== PROBLEM TO SOLVE ==
Exclude images, then output the remaining data verbatim.

== DATASET ROWS ==
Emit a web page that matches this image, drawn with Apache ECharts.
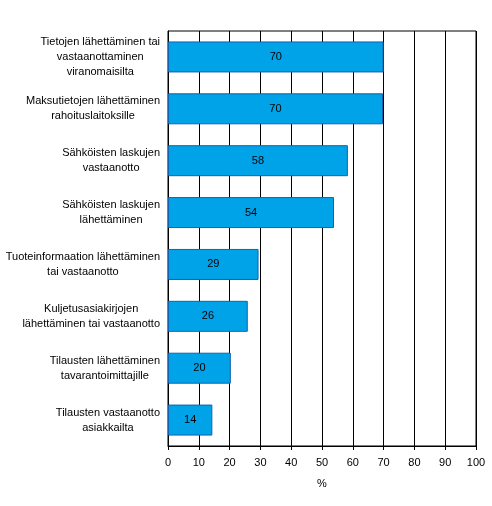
<!DOCTYPE html>
<html>
<head>
<meta charset="utf-8">
<script src="https://cdn.jsdelivr.net/npm/echarts@6/dist/echarts.min.js"></script>
<style>
  html, body { margin: 0; padding: 0; background: #fff; }
  #chart { width: 492px; height: 506px; }
</style>
</head>
<body>
<div id="chart"></div>
<script>
// luokat ylhäältä alas, arvot prosentteina
const categories = [
  "Tietojen lähettäminen tai\nvastaanottaminen\nviranomaisilta",
  "Maksutietojen lähettäminen\nrahoituslaitoksille",
  "Sähköisten laskujen\nvastaanotto",
  "Sähköisten laskujen\nlähettäminen",
  "Tuoteinformaation lähettäminen\ntai vastaanotto",
  "Kuljetusasiakirjojen\nlähettäminen tai vastaanotto",
  "Tilausten lähettäminen\ntavarantoimittajille",
  "Tilausten vastaanotto\nasiakkailta"
];
const values = [70, 69.8, 58.4, 53.9, 29.4, 25.9, 20.4, 14.4];
const xTicks = [0, 10, 20, 30, 40, 50, 60, 70, 80, 90, 100];

const font = "Arial, 'Liberation Sans', sans-serif";
const chart = echarts.init(document.getElementById("chart"));

chart.setOption({
  animation: false,
  grid: { left: 168, right: 16, top: 31, bottom: 60, show: true, borderColor: "#000", borderWidth: 1 },
  xAxis: {
    type: "value", min: xTicks[0], max: xTicks[xTicks.length - 1], interval: 10,
    name: "%", nameLocation: "middle", nameGap: 32,
    nameTextStyle: { color: "#000", fontSize: 11, fontFamily: font },
    axisLine: { show: true, lineStyle: { color: "#000" } },
    axisTick: { show: true, length: 4, lineStyle: { color: "#000" } },
    axisLabel: { color: "#000", fontSize: 11, fontFamily: font, margin: 11 },
    splitLine: { show: true, lineStyle: { color: "#000", width: 1 } }
  },
  yAxis: {
    type: "category", inverse: true, data: categories,
    axisLine: { show: true, lineStyle: { color: "#000" } },
    axisTick: { show: false },
    axisLabel: {
      margin: 8, align: "right",
      formatter: v => v.split("\n").map(s => "{a|" + s + "}").join("\n"),
      rich: { a: { align: "center", color: "#000", fontSize: 11, fontFamily: font, lineHeight: 15 } }
    }
  },
  series: [{
    type: "bar", data: values, barWidth: 31,
    itemStyle: { color: "#00a3e8", borderColor: "#1461ad", borderWidth: 1 },
    label: {
      show: true, position: "inside", color: "#000", fontSize: 11, fontFamily: font,
      formatter: p => Math.round(p.value)
    }
  }]
});
</script>
</body>
</html>
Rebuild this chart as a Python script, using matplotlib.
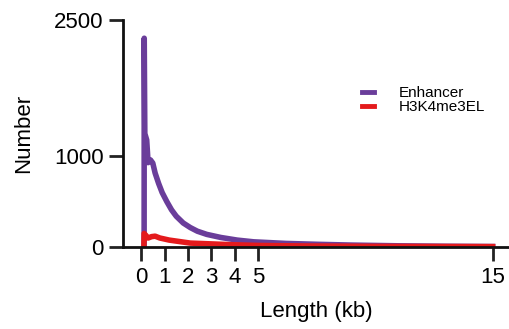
import matplotlib
matplotlib.use("Agg")
import matplotlib.pyplot as plt

plt.rcParams['font.family'] = ['Liberation Sans', 'DejaVu Sans']

# length distributions (kb vs count)
enh_kb = [0.13, 0.135, 0.16, 0.24, 0.3, 0.4, 0.5, 0.6, 0.75, 0.9, 1.1, 1.3,
          1.5, 1.8, 2.1, 2.4, 2.8, 3.4, 4.1, 4.8, 6.2, 7.6, 9.0, 11.0, 13.0, 15.0]
enh_n = [0, 2300, 1250, 1180, 930, 960, 925, 815, 700, 600, 500, 410,
         340, 265, 215, 175, 140, 106, 77, 58, 40, 30, 22, 14, 9, 6]

h3_kb = [0.12, 0.13, 0.2, 0.3, 0.45, 0.6, 0.8, 1.2, 1.8, 2.1, 3.0, 4.0,
         5.0, 7.0, 10.0, 15.0]
h3_n = [0, 150, 130, 100, 115, 120, 100, 77, 55, 44, 35, 25,
        18, 12, 8, 5]

xticks = [0, 1, 2, 3, 4, 5, 15]
yticks = [0, 1000, 2500]

fig = plt.figure(figsize=(5.09, 3.29), dpi=100)
ax = fig.add_axes([0.2417, 0.249, 0.7583, 0.690])

ax.plot(enh_kb, enh_n, color='#6a3d9a', lw=4, label='Enhancer', solid_joinstyle='round')
ax.plot(h3_kb, h3_n, color='#e41a1c', lw=4, label='H3K4me3EL', solid_joinstyle='round')

ax.set_xlim(-0.77, 15.7)
ax.set_ylim(0, 2500)
ax.set_xticks(xticks)
ax.set_yticks(yticks)
ax.tick_params(labelsize=16, length=10, width=2, color='#222222', pad=4)
for s in ['top', 'right']:
    ax.spines[s].set_visible(False)
for s in ['left', 'bottom']:
    ax.spines[s].set_linewidth(2)
    ax.spines[s].set_color('#111111')

ax.set_xlabel('Length (kb)', fontsize=16, labelpad=10)
ax.set_ylabel('Number', fontsize=16, labelpad=14)

leg = ax.legend(loc='upper left', bbox_to_anchor=(0.619, 0.71), frameon=False,
                fontsize=11, handlelength=0.8, handletextpad=1.6, labelspacing=0.0,
                borderpad=0, borderaxespad=0)
for h in leg.get_lines():
    h.set_linewidth(3.5)

fig.savefig('out.png', dpi=100)
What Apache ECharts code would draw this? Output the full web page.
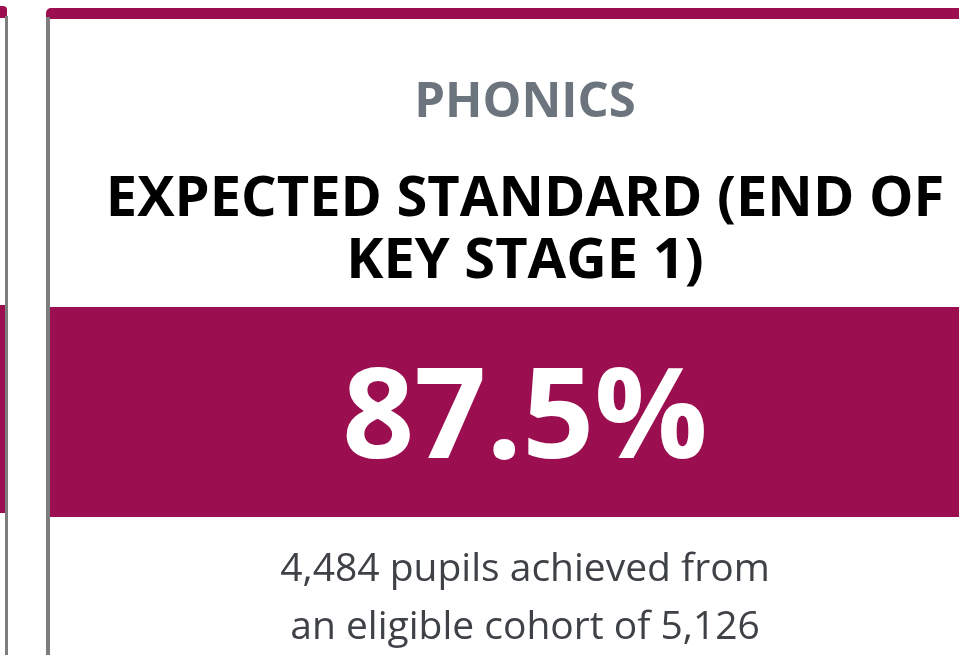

== SOLVED EXERCISE ==
Emit a web page that matches this image, drawn with Apache ECharts.
<!DOCTYPE html>
<html>
<head>
<meta charset="utf-8">
<script src="https://cdn.jsdelivr.net/npm/echarts@6/dist/echarts.min.js"></script>
<style>
  html, body { margin: 0; padding: 0; background: #fff; }
  #chart { width: 492px; height: 506px; }
</style>
</head>
<body>
<div id="chart"></div>
<script>
// luokat ylhäältä alas, arvot prosentteina
const categories = [
  "Tietojen lähettäminen tai\nvastaanottaminen\nviranomaisilta",
  "Maksutietojen lähettäminen\nrahoituslaitoksille",
  "Sähköisten laskujen\nvastaanotto",
  "Sähköisten laskujen\nlähettäminen",
  "Tuoteinformaation lähettäminen\ntai vastaanotto",
  "Kuljetusasiakirjojen\nlähettäminen tai vastaanotto",
  "Tilausten lähettäminen\ntavarantoimittajille",
  "Tilausten vastaanotto\nasiakkailta"
];
const values = [70, 69.8, 58.4, 53.9, 29.4, 25.9, 20.4, 14.4];
const xTicks = [0, 10, 20, 30, 40, 50, 60, 70, 80, 90, 100];

const font = "Arial, 'Liberation Sans', sans-serif";
const chart = echarts.init(document.getElementById("chart"));

chart.setOption({
  animation: false,
  grid: { left: 168, right: 16, top: 31, bottom: 60, show: true, borderColor: "#000", borderWidth: 1 },
  xAxis: {
    type: "value", min: xTicks[0], max: xTicks[xTicks.length - 1], interval: 10,
    name: "%", nameLocation: "middle", nameGap: 32,
    nameTextStyle: { color: "#000", fontSize: 11, fontFamily: font },
    axisLine: { show: true, lineStyle: { color: "#000" } },
    axisTick: { show: true, length: 4, lineStyle: { color: "#000" } },
    axisLabel: { color: "#000", fontSize: 11, fontFamily: font, margin: 11 },
    splitLine: { show: true, lineStyle: { color: "#000", width: 1 } }
  },
  yAxis: {
    type: "category", inverse: true, data: categories,
    axisLine: { show: true, lineStyle: { color: "#000" } },
    axisTick: { show: false },
    axisLabel: {
      margin: 8, align: "right",
      formatter: v => v.split("\n").map(s => "{a|" + s + "}").join("\n"),
      rich: { a: { align: "center", color: "#000", fontSize: 11, fontFamily: font, lineHeight: 15 } }
    }
  },
  series: [{
    type: "bar", data: values, barWidth: 31,
    itemStyle: { color: "#00a3e8", borderColor: "#1461ad", borderWidth: 1 },
    label: {
      show: true, position: "inside", color: "#000", fontSize: 11, fontFamily: font,
      formatter: p => Math.round(p.value)
    }
  }]
});
</script>
</body>
</html>
Rebuild this chart as a Python script, using matplotlib.
import matplotlib
matplotlib.use("Agg")
import matplotlib.pyplot as plt

plt.rcParams['font.family'] = ['Liberation Sans', 'DejaVu Sans']

# length distributions (kb vs count)
enh_kb = [0.13, 0.135, 0.16, 0.24, 0.3, 0.4, 0.5, 0.6, 0.75, 0.9, 1.1, 1.3,
          1.5, 1.8, 2.1, 2.4, 2.8, 3.4, 4.1, 4.8, 6.2, 7.6, 9.0, 11.0, 13.0, 15.0]
enh_n = [0, 2300, 1250, 1180, 930, 960, 925, 815, 700, 600, 500, 410,
         340, 265, 215, 175, 140, 106, 77, 58, 40, 30, 22, 14, 9, 6]

h3_kb = [0.12, 0.13, 0.2, 0.3, 0.45, 0.6, 0.8, 1.2, 1.8, 2.1, 3.0, 4.0,
         5.0, 7.0, 10.0, 15.0]
h3_n = [0, 150, 130, 100, 115, 120, 100, 77, 55, 44, 35, 25,
        18, 12, 8, 5]

xticks = [0, 1, 2, 3, 4, 5, 15]
yticks = [0, 1000, 2500]

fig = plt.figure(figsize=(5.09, 3.29), dpi=100)
ax = fig.add_axes([0.2417, 0.249, 0.7583, 0.690])

ax.plot(enh_kb, enh_n, color='#6a3d9a', lw=4, label='Enhancer', solid_joinstyle='round')
ax.plot(h3_kb, h3_n, color='#e41a1c', lw=4, label='H3K4me3EL', solid_joinstyle='round')

ax.set_xlim(-0.77, 15.7)
ax.set_ylim(0, 2500)
ax.set_xticks(xticks)
ax.set_yticks(yticks)
ax.tick_params(labelsize=16, length=10, width=2, color='#222222', pad=4)
for s in ['top', 'right']:
    ax.spines[s].set_visible(False)
for s in ['left', 'bottom']:
    ax.spines[s].set_linewidth(2)
    ax.spines[s].set_color('#111111')

ax.set_xlabel('Length (kb)', fontsize=16, labelpad=10)
ax.set_ylabel('Number', fontsize=16, labelpad=14)

leg = ax.legend(loc='upper left', bbox_to_anchor=(0.619, 0.71), frameon=False,
                fontsize=11, handlelength=0.8, handletextpad=1.6, labelspacing=0.0,
                borderpad=0, borderaxespad=0)
for h in leg.get_lines():
    h.set_linewidth(3.5)

fig.savefig('out.png', dpi=100)
What Apache ECharts code would draw this? Output the full web page.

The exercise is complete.